What this task involves>
Each entry that follows is to be retyped exactly. Pictures do not belong in the copy.

Dataset records>
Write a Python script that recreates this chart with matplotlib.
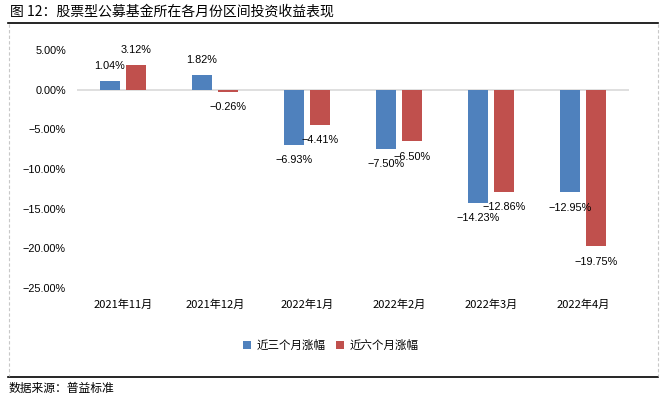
import numpy as np
import matplotlib
matplotlib.use("Agg")
from matplotlib import pyplot as plt
from matplotlib.lines import Line2D

plt.rcParams["font.family"] = ["Noto Sans CJK SC", "DejaVu Sans"]

months = ["2021年11月", "2021年12月", "2022年1月", "2022年2月", "2022年3月", "2022年4月"]
chg_3m = [1.04, 1.82, -6.93, -7.50, -14.23, -12.95]
chg_6m = [3.12, -0.26, -4.41, -6.50, -12.86, -19.75]
series_names = ["近三个月涨幅", "近六个月涨幅"]
yticks = [5, 0, -5, -10, -15, -20, -25]

blue = "#4F81BD"
red = "#C0504D"
num_font = ["Liberation Sans", "DejaVu Sans"]


def pct(v):
    return f"{v:.2f}%".replace("-", "\u2212")


fig = plt.figure(figsize=(6.67, 3.97), dpi=100)
ax = fig.add_axes([77 / 667, 1 - 288 / 397, 552 / 667, 238 / 397])

x = np.arange(len(months))
w = 0.22
off = 0.142
b1 = ax.bar(x - off, chg_3m, w, color=blue, label=series_names[0])
b2 = ax.bar(x + off, chg_6m, w, color=red, label=series_names[1])

for bars, vals in ((b1, chg_3m), (b2, chg_6m)):
    for rect, v in zip(bars, vals):
        dy = 11 if v >= 0 else -11
        ax.annotate(pct(v), (rect.get_x() + rect.get_width() / 2, v),
                    xytext=(0, dy), textcoords="offset points",
                    ha="center", va="center", fontsize=7.8, color="#000000",
                    family=num_font)

ax.set_xlim(-0.5, len(months) - 0.5)
ax.set_ylim(-25, 5)
ax.set_yticks(yticks)
ax.set_yticklabels([pct(v) for v in yticks], family=num_font, fontsize=7.8)
ax.set_xticks(x)
ax.set_xticklabels(months, fontsize=8)
ax.tick_params(axis="both", length=0)
ax.tick_params(axis="y", pad=8)
ax.tick_params(axis="x", pad=8)
for s in ax.spines.values():
    s.set_visible(False)
ax.axhline(0, color="#D9D9D9", lw=1.2, zorder=0)

ax.legend(loc="center", bbox_to_anchor=(0.46, -0.24), ncol=2, frameon=False,
          fontsize=8.3, handlelength=0.7, handleheight=0.7, handletextpad=0.5,
          columnspacing=0.9)

# title, frame lines and source note
fig.text(10 / 667, 1 - 12 / 397, "图 12：股票型公募基金所在各月份区间投资收益表现",
         fontsize=10, va="center", ha="left")
fig.add_artist(Line2D([8 / 667, 658 / 667], [1 - 23 / 397, 1 - 23 / 397], color="black", lw=1.2))
fig.add_artist(Line2D([8 / 667, 658 / 667], [1 - 377 / 397, 1 - 377 / 397], color="black", lw=1.2))
for xp in (8.5 / 667, 658 / 667):
    fig.add_artist(Line2D([xp, xp], [1 - 24 / 397, 1 - 376 / 397], color="#C8C8C8", lw=0.8, ls=(0, (3, 2))))
fig.text(9 / 667, 1 - 388 / 397, "数据来源：普益标准", fontsize=8.5, va="center", ha="left")

fig.savefig("out.png", dpi=100)
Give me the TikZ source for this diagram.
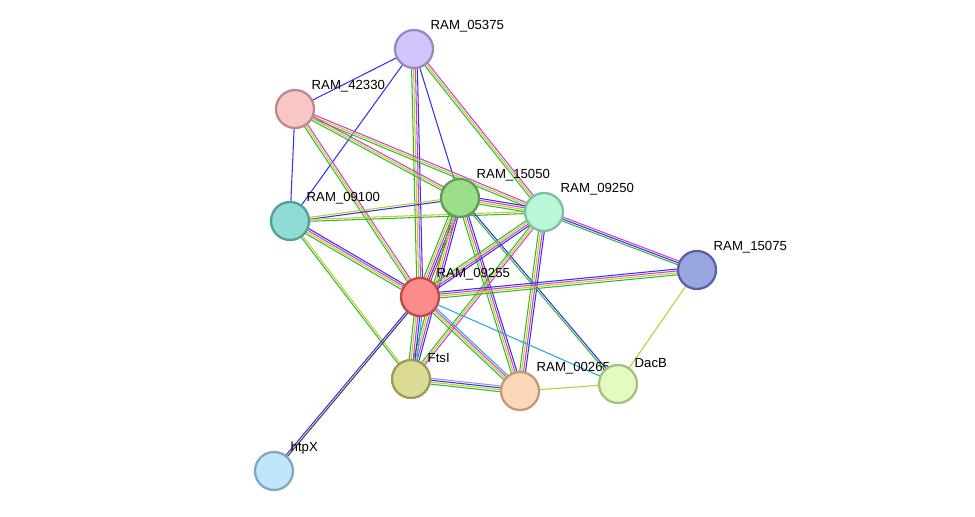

Output for this task>
Write a Python script that recreates this chart with matplotlib.
import numpy as np
import matplotlib
matplotlib.use("Agg")
from matplotlib import pyplot as plt
from matplotlib.lines import Line2D

plt.rcParams["font.family"] = ["Noto Sans CJK SC", "DejaVu Sans"]

months = ["2021年11月", "2021年12月", "2022年1月", "2022年2月", "2022年3月", "2022年4月"]
chg_3m = [1.04, 1.82, -6.93, -7.50, -14.23, -12.95]
chg_6m = [3.12, -0.26, -4.41, -6.50, -12.86, -19.75]
series_names = ["近三个月涨幅", "近六个月涨幅"]
yticks = [5, 0, -5, -10, -15, -20, -25]

blue = "#4F81BD"
red = "#C0504D"
num_font = ["Liberation Sans", "DejaVu Sans"]


def pct(v):
    return f"{v:.2f}%".replace("-", "\u2212")


fig = plt.figure(figsize=(6.67, 3.97), dpi=100)
ax = fig.add_axes([77 / 667, 1 - 288 / 397, 552 / 667, 238 / 397])

x = np.arange(len(months))
w = 0.22
off = 0.142
b1 = ax.bar(x - off, chg_3m, w, color=blue, label=series_names[0])
b2 = ax.bar(x + off, chg_6m, w, color=red, label=series_names[1])

for bars, vals in ((b1, chg_3m), (b2, chg_6m)):
    for rect, v in zip(bars, vals):
        dy = 11 if v >= 0 else -11
        ax.annotate(pct(v), (rect.get_x() + rect.get_width() / 2, v),
                    xytext=(0, dy), textcoords="offset points",
                    ha="center", va="center", fontsize=7.8, color="#000000",
                    family=num_font)

ax.set_xlim(-0.5, len(months) - 0.5)
ax.set_ylim(-25, 5)
ax.set_yticks(yticks)
ax.set_yticklabels([pct(v) for v in yticks], family=num_font, fontsize=7.8)
ax.set_xticks(x)
ax.set_xticklabels(months, fontsize=8)
ax.tick_params(axis="both", length=0)
ax.tick_params(axis="y", pad=8)
ax.tick_params(axis="x", pad=8)
for s in ax.spines.values():
    s.set_visible(False)
ax.axhline(0, color="#D9D9D9", lw=1.2, zorder=0)

ax.legend(loc="center", bbox_to_anchor=(0.46, -0.24), ncol=2, frameon=False,
          fontsize=8.3, handlelength=0.7, handleheight=0.7, handletextpad=0.5,
          columnspacing=0.9)

# title, frame lines and source note
fig.text(10 / 667, 1 - 12 / 397, "图 12：股票型公募基金所在各月份区间投资收益表现",
         fontsize=10, va="center", ha="left")
fig.add_artist(Line2D([8 / 667, 658 / 667], [1 - 23 / 397, 1 - 23 / 397], color="black", lw=1.2))
fig.add_artist(Line2D([8 / 667, 658 / 667], [1 - 377 / 397, 1 - 377 / 397], color="black", lw=1.2))
for xp in (8.5 / 667, 658 / 667):
    fig.add_artist(Line2D([xp, xp], [1 - 24 / 397, 1 - 376 / 397], color="#C8C8C8", lw=0.8, ls=(0, (3, 2))))
fig.text(9 / 667, 1 - 388 / 397, "数据来源：普益标准", fontsize=8.5, va="center", ha="left")

fig.savefig("out.png", dpi=100)
Give me the TikZ source for this diagram.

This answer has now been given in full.